Dans le numéro du 7 juillet de Jeune Afrique,
Dahmani interviewe le profeseur Fahdel Moussa, doyen de la faculté de droit et
des sciences politiques et sociales de l'université de Tunis, qui rend les
luttes sociales actuelles responsables de la crise économique et sociale du
pays: «Cette évolution démocratique et politique ne s'est pas accompagnée d'un
développement économique et social en raison des revendications sociales.... La
première priorité, c'est le renforcement de l'ordre et de la sécurité, sans
quoi on ne peut pas organiser d'élections crédibles. »

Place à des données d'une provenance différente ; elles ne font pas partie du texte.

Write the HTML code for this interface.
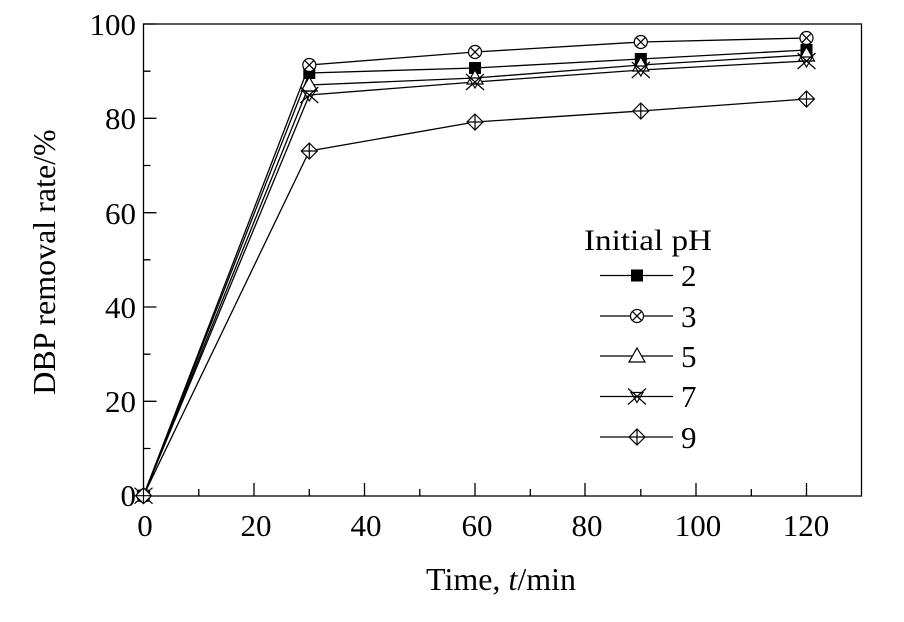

Le 1er août, Al Jazeera citait Maria Cristina
Paciella, chercheuse à l'Institut des Affaires internationales: «Les Tunisiens
ne font pas confiance au système et cela peut les empêcher de
participer, » dit-elle, désignant les nombreux membres du précédent régime
qui sont toujours en capacité d'influencer l'élection.
Ceci
ne veut pas dire que l'opposition populaire a cessé. Les grèves et les
protestations sont incessantes étant donné qu'aucun des problèmes sociaux
sous-tendant la révolte contre Ben Ali n'a été résolu. En fait, ils se sont
aggravés. Le chômage est passé de 13 à 19 pour cent, les salaires sont toujours
bas, les conditions de travail fondées sur l'exploitation et il y a toujours
une pénurie de logements décents.
Une
grève des travailleurs des raffineries crée une pénurie de carburants. Jeudi
dernier, selon l'agence de presse tunisienne TAP, à Béja-Nord, des travailleurs
au chômage ont manifesté devant le bureau du gouverneur régional exigeant sa
démission du fait de son incapacité à trouver une solution pour le chômage.
Les
petits agriculteurs sont en colère du fait des bas prix que les acheteurs des
grandes entreprises leur donnent pour leurs produits, tandis que l'inflation
est officiellement estimée à 3,1 pour cent.
La
vacuité de la rhétorique pseudo-démocratique du gouvernement de transition se
manifeste dans les négociations acharnées du gouvernement de transition pour
attirer l'investissement des impérialistes français, américains et autres. Ils
ont à coeur de présenter la Tunisie comme un pays où les multinationales
peuvent faire de gros profits.
Les
17 et 18 mai derniers, le premier ministre intérimaire de Tunisie Beji Caid
Essebsi a fait une visite officielle à la France durant laquelle il s'est
entretenu avec le premier ministre François Fillon et le président Nicolas
Sarkozy avant le sommet du G8 les 26-27 mai, qui a promis une aide de 10 milliards
de dollars d'aide économique. Il s'agit d'un acompte pour la collaboration de
la Tunisie avec l'impérialisme dans l'étouffement des mouvements
révolutionnaires de par le monde arabe.
Prenant
la parole le 8 juin sur l'élection d'une Assemblée constituante, Essebsi a dit:
« Il est impérieusement nécessaire de rompre définitivement avec toutes
les formes de grèves et de protestations en prévision de l'organisation
d'élections démocratiques, libres et transparentes, le 23 octobre
prochain. » Il a ajouté que « la conjoncture économique et sociale
que connaît le pays ne tolère plus de telles perturbations notamment face à la
détérioration des principaux secteurs économiques. »
La
détermination de la bourgeoisie tunisienne à recourir aux méthodes antidémocratiques
les plus brutales pour défendre sa richesse parvient à peine à être dissimulée
par la campagne pour l'Assemblée constituante.
Quelque
100 partis politiques se présentent à l'élection. Le parti islamiste Eennadha
enregistre 14 pour cent d'intentions de vote dans les sondages, suivi par le
Pari démocrate progressiste (PDP), un parti des classes moyennes qui était
toléré par Ben Ali et qui enregistre 5 pour cent. Mais le plus gros contingent
d'électeurs est composé par les 70 pour cent d'« indécis. »
Le
Parti Ennadha aurait pris la direction de nombreux comités de défense de la
révolution qui se sont développés durant le soulèvement anti-Ben Ali, puisque
la plupart des partis soi-disant de gauche de la classe moyenne qui y
participaient, se sont laissés happer par le processus électoral de l'Assemblée
constituante. Au lieu de cela ils participent à un organe gouvernemental, la
Haute instance pour la réalisation des objectifs de la révolution, de la
réforme politique et de la transition démocratique.